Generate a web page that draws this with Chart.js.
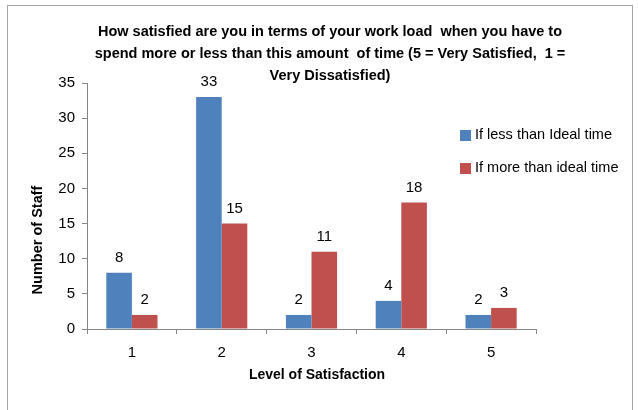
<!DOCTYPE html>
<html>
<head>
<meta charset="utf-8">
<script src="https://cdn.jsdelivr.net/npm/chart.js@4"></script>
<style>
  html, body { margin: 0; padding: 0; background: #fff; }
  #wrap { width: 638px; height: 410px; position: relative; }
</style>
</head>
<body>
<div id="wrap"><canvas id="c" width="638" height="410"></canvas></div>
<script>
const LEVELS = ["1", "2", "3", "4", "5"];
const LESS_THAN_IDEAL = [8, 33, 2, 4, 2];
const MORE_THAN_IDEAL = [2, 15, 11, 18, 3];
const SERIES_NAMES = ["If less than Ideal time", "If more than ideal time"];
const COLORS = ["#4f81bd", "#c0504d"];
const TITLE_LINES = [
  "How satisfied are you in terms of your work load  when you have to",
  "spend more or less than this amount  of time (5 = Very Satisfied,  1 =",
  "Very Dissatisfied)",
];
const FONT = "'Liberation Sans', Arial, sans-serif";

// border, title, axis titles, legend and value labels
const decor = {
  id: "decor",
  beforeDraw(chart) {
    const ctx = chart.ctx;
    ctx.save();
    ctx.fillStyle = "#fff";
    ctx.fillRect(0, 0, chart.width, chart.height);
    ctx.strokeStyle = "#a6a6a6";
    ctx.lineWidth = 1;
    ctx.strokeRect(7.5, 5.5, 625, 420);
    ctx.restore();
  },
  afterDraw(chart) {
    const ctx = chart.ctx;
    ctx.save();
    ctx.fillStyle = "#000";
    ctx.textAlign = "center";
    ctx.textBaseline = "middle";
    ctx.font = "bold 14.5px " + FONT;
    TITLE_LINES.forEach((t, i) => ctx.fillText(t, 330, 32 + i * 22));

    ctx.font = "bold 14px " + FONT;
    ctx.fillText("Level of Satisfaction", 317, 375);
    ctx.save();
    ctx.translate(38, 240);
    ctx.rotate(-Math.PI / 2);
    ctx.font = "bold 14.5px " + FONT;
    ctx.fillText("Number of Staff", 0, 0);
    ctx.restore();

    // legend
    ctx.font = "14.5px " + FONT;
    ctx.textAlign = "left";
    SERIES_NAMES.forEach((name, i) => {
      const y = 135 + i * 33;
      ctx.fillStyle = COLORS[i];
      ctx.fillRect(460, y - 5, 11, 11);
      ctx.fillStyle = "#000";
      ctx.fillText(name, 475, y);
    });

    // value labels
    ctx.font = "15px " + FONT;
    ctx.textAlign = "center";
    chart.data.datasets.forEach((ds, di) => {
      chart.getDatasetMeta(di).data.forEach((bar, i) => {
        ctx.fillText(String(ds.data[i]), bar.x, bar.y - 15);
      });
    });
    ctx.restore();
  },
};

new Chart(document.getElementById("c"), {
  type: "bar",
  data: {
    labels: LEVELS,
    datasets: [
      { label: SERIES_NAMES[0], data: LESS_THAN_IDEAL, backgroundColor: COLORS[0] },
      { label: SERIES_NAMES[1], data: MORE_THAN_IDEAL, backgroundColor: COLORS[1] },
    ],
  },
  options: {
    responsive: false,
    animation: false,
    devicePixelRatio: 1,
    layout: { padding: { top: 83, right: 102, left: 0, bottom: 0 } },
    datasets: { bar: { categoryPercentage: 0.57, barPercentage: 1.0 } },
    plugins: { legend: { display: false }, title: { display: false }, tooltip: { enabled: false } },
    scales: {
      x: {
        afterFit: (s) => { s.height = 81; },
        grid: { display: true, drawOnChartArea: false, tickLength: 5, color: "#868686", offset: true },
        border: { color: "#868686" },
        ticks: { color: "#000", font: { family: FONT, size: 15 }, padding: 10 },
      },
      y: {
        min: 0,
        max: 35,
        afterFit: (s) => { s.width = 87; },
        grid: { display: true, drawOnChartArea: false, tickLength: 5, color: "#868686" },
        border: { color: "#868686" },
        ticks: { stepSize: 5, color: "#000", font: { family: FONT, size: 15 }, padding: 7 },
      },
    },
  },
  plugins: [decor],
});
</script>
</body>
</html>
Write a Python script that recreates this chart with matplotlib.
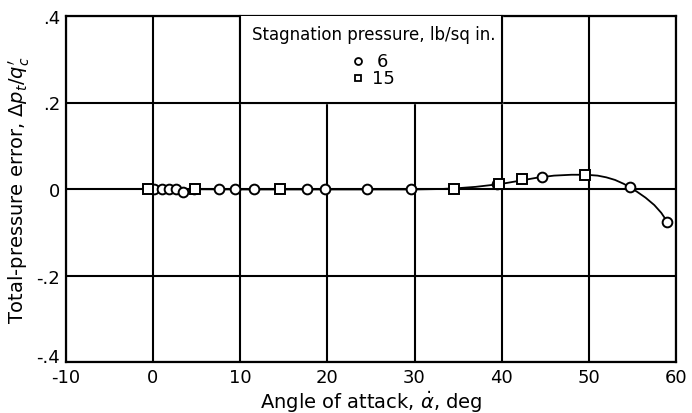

○ ○ ○ ○ ○ ○ ○

Aim of the task: Which lines contain "script"? Show each of them.

Problem solution:
<script src="https://cdn.jsdelivr.net/npm/chart.js@4"></script>
<script>
</script>
Write a Python script that recreates this chart with matplotlib.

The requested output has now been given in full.